(EXERCISE REQUIREMENTS):
Reproduce the entire listing word for word.

---------- PROVIDED DATA ----------

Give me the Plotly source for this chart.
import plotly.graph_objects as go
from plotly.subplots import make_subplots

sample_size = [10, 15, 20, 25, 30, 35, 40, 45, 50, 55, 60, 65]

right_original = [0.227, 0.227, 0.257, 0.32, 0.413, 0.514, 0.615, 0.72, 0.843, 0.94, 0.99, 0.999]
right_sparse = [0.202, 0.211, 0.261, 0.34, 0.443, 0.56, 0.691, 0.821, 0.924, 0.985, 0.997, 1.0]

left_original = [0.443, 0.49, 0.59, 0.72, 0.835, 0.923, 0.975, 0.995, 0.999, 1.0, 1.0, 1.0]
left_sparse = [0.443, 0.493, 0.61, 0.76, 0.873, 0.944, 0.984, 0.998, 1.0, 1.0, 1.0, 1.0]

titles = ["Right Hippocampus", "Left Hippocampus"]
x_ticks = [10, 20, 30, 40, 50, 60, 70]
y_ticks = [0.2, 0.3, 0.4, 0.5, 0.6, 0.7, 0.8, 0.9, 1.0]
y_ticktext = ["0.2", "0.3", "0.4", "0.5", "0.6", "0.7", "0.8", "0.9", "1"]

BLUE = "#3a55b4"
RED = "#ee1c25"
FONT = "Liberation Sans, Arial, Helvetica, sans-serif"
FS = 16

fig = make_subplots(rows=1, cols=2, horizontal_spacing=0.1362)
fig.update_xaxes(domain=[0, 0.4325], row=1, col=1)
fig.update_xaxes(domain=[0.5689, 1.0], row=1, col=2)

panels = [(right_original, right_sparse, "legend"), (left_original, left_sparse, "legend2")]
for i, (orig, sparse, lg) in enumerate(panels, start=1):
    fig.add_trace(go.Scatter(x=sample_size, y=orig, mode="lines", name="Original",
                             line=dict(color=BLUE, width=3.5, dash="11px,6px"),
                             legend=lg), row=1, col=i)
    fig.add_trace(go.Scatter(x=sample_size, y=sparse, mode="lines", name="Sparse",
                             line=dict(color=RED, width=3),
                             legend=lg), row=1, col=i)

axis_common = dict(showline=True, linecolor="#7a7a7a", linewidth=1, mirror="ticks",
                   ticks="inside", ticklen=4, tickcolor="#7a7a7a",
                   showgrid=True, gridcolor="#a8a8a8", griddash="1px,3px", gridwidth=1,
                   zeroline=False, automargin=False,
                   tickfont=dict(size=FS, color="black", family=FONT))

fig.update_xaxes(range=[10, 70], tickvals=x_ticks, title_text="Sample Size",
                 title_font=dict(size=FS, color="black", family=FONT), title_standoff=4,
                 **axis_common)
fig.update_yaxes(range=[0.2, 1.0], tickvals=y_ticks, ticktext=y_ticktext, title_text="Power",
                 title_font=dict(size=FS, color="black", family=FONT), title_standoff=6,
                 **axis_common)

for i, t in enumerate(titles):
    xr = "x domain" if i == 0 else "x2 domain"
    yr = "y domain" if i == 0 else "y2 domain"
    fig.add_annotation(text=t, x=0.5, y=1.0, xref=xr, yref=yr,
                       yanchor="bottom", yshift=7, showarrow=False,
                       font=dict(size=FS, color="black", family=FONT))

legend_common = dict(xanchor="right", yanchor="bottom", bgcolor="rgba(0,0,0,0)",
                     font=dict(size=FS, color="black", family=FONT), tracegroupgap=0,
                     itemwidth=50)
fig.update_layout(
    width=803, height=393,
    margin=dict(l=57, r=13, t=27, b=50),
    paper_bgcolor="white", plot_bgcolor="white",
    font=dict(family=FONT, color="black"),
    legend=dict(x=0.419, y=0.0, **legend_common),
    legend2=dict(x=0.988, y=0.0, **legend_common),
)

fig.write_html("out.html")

----------

(SOLVED EXERCISE):
Give me the Plotly source for this chart.
import plotly.graph_objects as go
from plotly.subplots import make_subplots

sample_size = [10, 15, 20, 25, 30, 35, 40, 45, 50, 55, 60, 65]

right_original = [0.227, 0.227, 0.257, 0.32, 0.413, 0.514, 0.615, 0.72, 0.843, 0.94, 0.99, 0.999]
right_sparse = [0.202, 0.211, 0.261, 0.34, 0.443, 0.56, 0.691, 0.821, 0.924, 0.985, 0.997, 1.0]

left_original = [0.443, 0.49, 0.59, 0.72, 0.835, 0.923, 0.975, 0.995, 0.999, 1.0, 1.0, 1.0]
left_sparse = [0.443, 0.493, 0.61, 0.76, 0.873, 0.944, 0.984, 0.998, 1.0, 1.0, 1.0, 1.0]

titles = ["Right Hippocampus", "Left Hippocampus"]
x_ticks = [10, 20, 30, 40, 50, 60, 70]
y_ticks = [0.2, 0.3, 0.4, 0.5, 0.6, 0.7, 0.8, 0.9, 1.0]
y_ticktext = ["0.2", "0.3", "0.4", "0.5", "0.6", "0.7", "0.8", "0.9", "1"]

BLUE = "#3a55b4"
RED = "#ee1c25"
FONT = "Liberation Sans, Arial, Helvetica, sans-serif"
FS = 16

fig = make_subplots(rows=1, cols=2, horizontal_spacing=0.1362)
fig.update_xaxes(domain=[0, 0.4325], row=1, col=1)
fig.update_xaxes(domain=[0.5689, 1.0], row=1, col=2)

panels = [(right_original, right_sparse, "legend"), (left_original, left_sparse, "legend2")]
for i, (orig, sparse, lg) in enumerate(panels, start=1):
    fig.add_trace(go.Scatter(x=sample_size, y=orig, mode="lines", name="Original",
                             line=dict(color=BLUE, width=3.5, dash="11px,6px"),
                             legend=lg), row=1, col=i)
    fig.add_trace(go.Scatter(x=sample_size, y=sparse, mode="lines", name="Sparse",
                             line=dict(color=RED, width=3),
                             legend=lg), row=1, col=i)

axis_common = dict(showline=True, linecolor="#7a7a7a", linewidth=1, mirror="ticks",
                   ticks="inside", ticklen=4, tickcolor="#7a7a7a",
                   showgrid=True, gridcolor="#a8a8a8", griddash="1px,3px", gridwidth=1,
                   zeroline=False, automargin=False,
                   tickfont=dict(size=FS, color="black", family=FONT))

fig.update_xaxes(range=[10, 70], tickvals=x_ticks, title_text="Sample Size",
                 title_font=dict(size=FS, color="black", family=FONT), title_standoff=4,
                 **axis_common)
fig.update_yaxes(range=[0.2, 1.0], tickvals=y_ticks, ticktext=y_ticktext, title_text="Power",
                 title_font=dict(size=FS, color="black", family=FONT), title_standoff=6,
                 **axis_common)

for i, t in enumerate(titles):
    xr = "x domain" if i == 0 else "x2 domain"
    yr = "y domain" if i == 0 else "y2 domain"
    fig.add_annotation(text=t, x=0.5, y=1.0, xref=xr, yref=yr,
                       yanchor="bottom", yshift=7, showarrow=False,
                       font=dict(size=FS, color="black", family=FONT))

legend_common = dict(xanchor="right", yanchor="bottom", bgcolor="rgba(0,0,0,0)",
                     font=dict(size=FS, color="black", family=FONT), tracegroupgap=0,
                     itemwidth=50)
fig.update_layout(
    width=803, height=393,
    margin=dict(l=57, r=13, t=27, b=50),
    paper_bgcolor="white", plot_bgcolor="white",
    font=dict(family=FONT, color="black"),
    legend=dict(x=0.419, y=0.0, **legend_common),
    legend2=dict(x=0.988, y=0.0, **legend_common),
)

fig.write_html("out.html")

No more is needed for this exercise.